[start DATA EXTRACT]

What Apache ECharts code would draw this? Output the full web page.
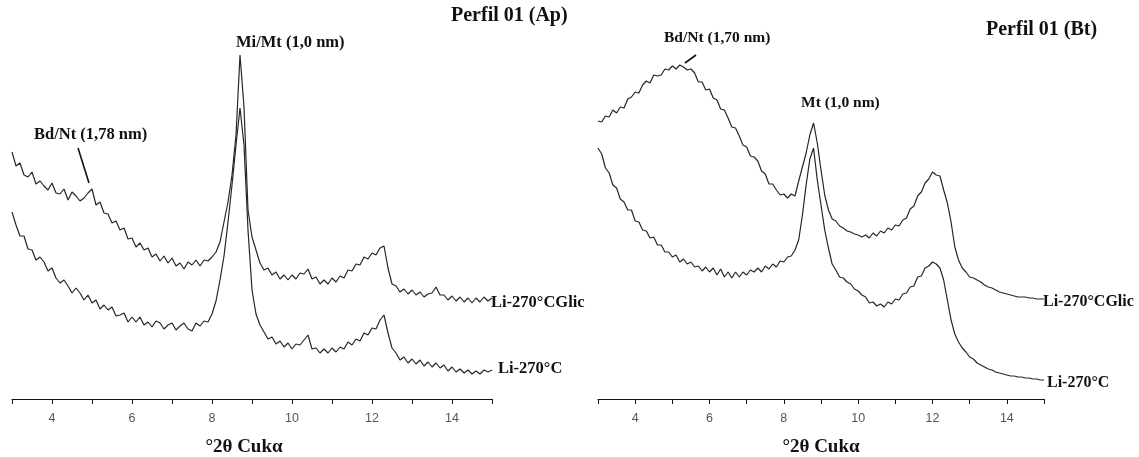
<!DOCTYPE html>
<html>
<head>
<meta charset="utf-8">
<title>Perfil 01 - DRX</title>
<script src="https://cdn.jsdelivr.net/npm/echarts@6/dist/echarts.min.js"></script>
<style>
  html, body { margin: 0; padding: 0; background: #fff; }
  #chart { width: 1139px; height: 457px; }
</style>
</head>
<body>
<div id="chart"></div>
<script>
// scan: 3 to 15 °2θ, step 0.1
const twoTheta = Array.from({ length: 121 }, (_, i) => +(3 + i * 0.1).toFixed(1));

// intensities (arbitrary units)
const apGlic = [
  247, 233, 236, 224, 222, 227, 215, 218, 213, 209,
  216, 206, 205, 210, 199, 207, 203, 198, 201, 206,
  210, 194, 197, 186, 185, 176, 178, 169, 171, 160,
  161, 152, 156, 149, 151, 142, 145, 138, 143, 136,
  141, 133, 136, 130, 137, 134, 139, 133, 139, 138,
  142, 147, 157, 177, 197, 224, 264, 344, 292, 189,
  162, 149, 136, 129, 131, 124, 127, 120, 124, 119,
  124, 120, 126, 125, 130, 120, 122, 115, 119, 115,
  121, 117, 123, 121, 129, 128, 135, 134, 142, 140,
  146, 144, 151, 153, 131, 115, 113, 107, 110, 105,
  109, 104, 107, 102, 105, 106, 112, 104, 104, 99,
  103, 98, 102, 97, 101, 96, 101, 97, 102, 98,
  101
];
const apHeated = [
  187, 174, 163, 163, 150, 149, 139, 142, 137, 128,
  131, 121, 116, 119, 113, 106, 111, 106, 99, 104,
  96, 99, 90, 94, 89, 92, 83, 84, 86, 77,
  82, 77, 82, 74, 77, 72, 78, 76, 70, 74,
  76, 69, 73, 76, 70, 68, 76, 73, 78, 77,
  85, 98, 119, 143, 177, 214, 254, 291, 254, 169,
  109, 85, 74, 67, 60, 62, 55, 58, 52, 56,
  50, 55, 54, 59, 64, 50, 51, 46, 50, 46,
  51, 47, 52, 50, 57, 54, 60, 58, 66, 64,
  71, 70, 79, 84, 66, 51, 46, 39, 42, 36,
  40, 35, 39, 33, 37, 32, 36, 31, 34, 28,
  32, 27, 30, 26, 29, 25, 28, 25, 29, 27,
  29
];
const btGlic = [
  278, 277, 283, 282, 289, 286, 292, 291, 300, 302,
  307, 306, 314, 318, 316, 324, 323, 324, 330, 329,
  333, 330, 334, 332, 329, 330, 326, 317, 317, 309,
  310, 301, 299, 290, 289, 281, 272, 271, 263, 254,
  252, 243, 242, 238, 228, 225, 215, 215, 209, 204,
  205, 201, 205, 203, 218, 232, 246, 264, 276, 256,
  229, 204, 189, 180, 178, 173, 171, 168, 167, 165,
  164, 162, 164, 161, 166, 163, 168, 166, 171, 169,
  174, 173, 179, 181, 190, 193, 203, 207, 216, 220,
  227, 224, 223, 209, 196, 177, 152, 139, 131, 127,
  122, 121, 119, 117, 114, 112, 111, 109, 107, 106,
  105, 104, 103, 102, 102, 102, 101, 101, 100, 100,
  100
];
const btHeated = [
  251, 245, 231, 226, 214, 211, 200, 197, 189, 189,
  178, 177, 169, 168, 161, 162, 154, 154, 147, 147,
  142, 144, 137, 140, 135, 137, 132, 133, 128, 132,
  127, 131, 124, 130, 122, 127, 121, 127, 122, 127,
  124, 129, 127, 131, 127, 133, 130, 135, 132, 138,
  137, 142, 143, 149, 159, 184, 214, 240, 251, 219,
  194, 169, 151, 135, 129, 122, 121, 117, 115, 110,
  108, 104, 102, 96, 97, 93, 95, 92, 97, 95,
  100, 99, 105, 106, 112, 113, 122, 123, 131, 133,
  137, 135, 131, 119, 99, 79, 65, 57, 51, 47,
  42, 40, 36, 34, 32, 30, 29, 27, 26, 25,
  24, 23, 23, 22, 22, 21, 21, 20, 20, 19,
  19
];

const axisMin = 3;
const axisMax = 15;
const axisName = '°2θ Cukα';

const serif = '"Liberation Serif", "Times New Roman", serif';
const ink = '#111';

function pairs(values) {
  return twoTheta.map((t, i) => [t, values[i]]);
}

function xAxisFor(gridIndex, namePad) {
  return {
    gridIndex,
    type: 'value',
    min: axisMin,
    max: axisMax,
    interval: 1,
    axisLine: { show: true, onZero: false, lineStyle: { color: ink, width: 1 } },
    axisTick: { show: true, length: 5, lineStyle: { color: ink } },
    axisLabel: {
      margin: 13,
      color: '#555',
      fontSize: 12.5,
      fontFamily: '"Liberation Sans", Arial, sans-serif',
      formatter: (v) => (v % 2 === 0 ? String(v) : ''),
    },
    splitLine: { show: false },
    name: axisName,
    nameLocation: 'middle',
    nameGap: 39,
    nameTextStyle: {
      color: ink,
      fontFamily: serif,
      fontWeight: 'bold',
      fontSize: 19,
      padding: namePad,
    },
  };
}

function yAxisFor(gridIndex) {
  return { gridIndex, type: 'value', min: 0, max: 399, show: false };
}

function trace(name, values, idx) {
  return {
    name,
    type: 'line',
    xAxisIndex: idx,
    yAxisIndex: idx,
    data: pairs(values),
    showSymbol: false,
    symbol: 'none',
    lineStyle: { color: '#262626', width: 1.2 },
    silent: true,
  };
}

function label(text, x, y, size) {
  return {
    type: 'text',
    x,
    y,
    silent: true,
    style: {
      text,
      fill: ink,
      font: `bold ${size}px ${serif}`,
      align: 'left',
      verticalAlign: 'middle',
    },
  };
}

function pointer(x1, y1, x2, y2) {
  return {
    type: 'line',
    silent: true,
    shape: { x1, y1, x2, y2 },
    style: { stroke: ink, lineWidth: 1.6 },
  };
}

const chart = echarts.init(document.getElementById('chart'), null, { renderer: 'canvas' });
chart.setOption({
  animation: false,
  backgroundColor: '#fff',
  grid: [
    { left: 12, width: 480, top: 0, bottom: 58, outerBoundsMode: 'none' },
    { left: 598, width: 446, top: 0, bottom: 58, outerBoundsMode: 'none' },
  ],
  xAxis: [xAxisFor(0, [0, 16, 0, 0]), xAxisFor(1, [0, 0, 0, 0])],
  yAxis: [yAxisFor(0), yAxisFor(1)],
  series: [
    trace('Ap Li-270°CGlic', apGlic, 0),
    trace('Ap Li-270°C', apHeated, 0),
    trace('Bt Li-270°CGlic', btGlic, 1),
    trace('Bt Li-270°C', btHeated, 1),
  ],
  graphic: [
    label('Perfil 01 (Ap)', 451, 16, 20),
    label('Mi/Mt (1,0 nm)', 236, 43, 16.5),
    label('Bd/Nt (1,78 nm)', 34, 135, 16.5),
    pointer(78, 148, 89, 183),
    label('Li-270°CGlic', 491, 303, 16.5),
    label('Li-270°C', 498, 369, 16.5),

    label('Perfil 01 (Bt)', 986, 30, 20),
    label('Bd/Nt (1,70 nm)', 664, 38, 15.5),
    pointer(696, 55, 685, 63),
    label('Mt (1,0 nm)', 801, 103, 15.5),
    label('Li-270°CGlic', 1043, 302, 16),
    label('Li-270°C', 1047, 383, 16),
  ],
});

window.addEventListener('resize', () => chart.resize());
</script>
</body>
</html>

[end DATA EXTRACT]

*JOB*
The lines from the top of the data above through the one holding "i * 0.1).toFixed(1));" are to be repeated exactly, and only those, with no pictures.

*WORKED SOLUTION*
What Apache ECharts code would draw this? Output the full web page.
<!DOCTYPE html>
<html>
<head>
<meta charset="utf-8">
<title>Perfil 01 - DRX</title>
<script src="https://cdn.jsdelivr.net/npm/echarts@6/dist/echarts.min.js"></script>
<style>
  html, body { margin: 0; padding: 0; background: #fff; }
  #chart { width: 1139px; height: 457px; }
</style>
</head>
<body>
<div id="chart"></div>
<script>
// scan: 3 to 15 °2θ, step 0.1
const twoTheta = Array.from({ length: 121 }, (_, i) => +(3 + i * 0.1).toFixed(1));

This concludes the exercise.